As I mentioned in a previous blog post, I spend some of my time working in and with EnterpriseDB's support department. And what that means is that every customer I talk to has a problem, typically a fairly serious problem, and they want me to help them fix it. Of course, to fix it, you first have to be able to identify the problem, and sometimes that's not so simple. Database crashes can be among the more difficult cases to debug.
Of course, PostgreSQL is a pretty reliable database - that's one of the major reasons why I have been using it for more than 10 years now, and involved in the development process for about 3 years. But there are still bugs, especially in betas or newly released major versions. Now, some of those bugs involve a user who tried something new and different and, boom, the database crashed. Those are typically not difficult to debug, because the user has a reproducible test case. A developer can simply do the same thing the user did on their own copy of PostgreSQL, but with a debugger attached, and in most cases it quickly becomes obvious what the problem is.
The really annoying crashes to debug are random crashes that can only be reproduced under load. The user doesn't know what SQL statement is causing the crash (or even whether it's being caused by an SQL statement or some external event, like bad RAM or an uncooperative operating system - I'm looking at you, Microsoft Windows). In current versions of PostgreSQL, the postmaster reports the PID of the process that crashed, and the signal or exit code reported by that process, which really doesn't tell you all that much. What you typically want to know is what that process was doing at the time that it kicked the bucket.
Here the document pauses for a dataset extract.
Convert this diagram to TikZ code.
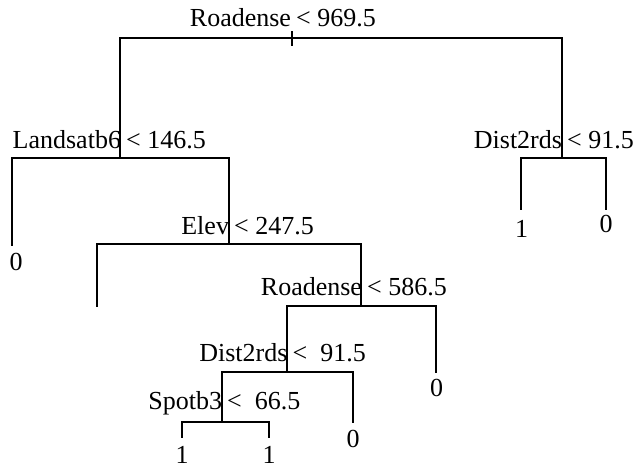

Now, the good news is that there are a couple of possible methods for obtaining that information. One trick is to set log_line_prefix to some string which contains %p and log_min_duration_statement=0. This includes the PID in each message written to the log file, and logs all queries. That way, when the crash happens, you can look at the PID in the crash message and read backwards through the log file until you find the query that caused the problem. It can also be helpful to set log_min_messages=DEBUG2 (or higher); sometimes that provides some additional detail on where the process was in its execution when it crashed. The downside of this approach is that generates a lot of log chatter, which can be problematic in some workloads. If you're really unlucky (and I sometimes have been), cranking up the log level slows the system down just enough to prevent the race condition that's causing the crash from happening in the first place.
Another approach is to enable core dump collection, and then extract a stack backtrace (or print out the value of the variable debug_query_string) once you have a core dump. On Linux, this can be done by running ulimit -c unlimited before starting the server, or by using the -c option to pg_ctl start. On Windows, if you're running PostgreSQL 9.1, you can create a "crashdumps" subdirectory inside the data directory. On earlier versions, it's harder.
A major disadvantage of all of these approaches is that they require advance planning. So, when a customer has an unexpected crash, we often have to ask them to do some of the work described above, and then wait for the crash to recur. This lengthens the debugging cycle. That's why I'm pretty excited about a new feature just committed PostgreSQL 9.2, which Marti Raudsepp wrote, I committed, and Tom Lane further improved: when a backend crashes, it tries to dump out the query string (or the first 1024 bytes of the query string). We'll need to get some real-world experience with this before we know for sure how helpful it will turn out to be, but I'm hoping it's going to greatly simplify debugging those rare but very tricky cases where the database crashes at unpredictable intervals.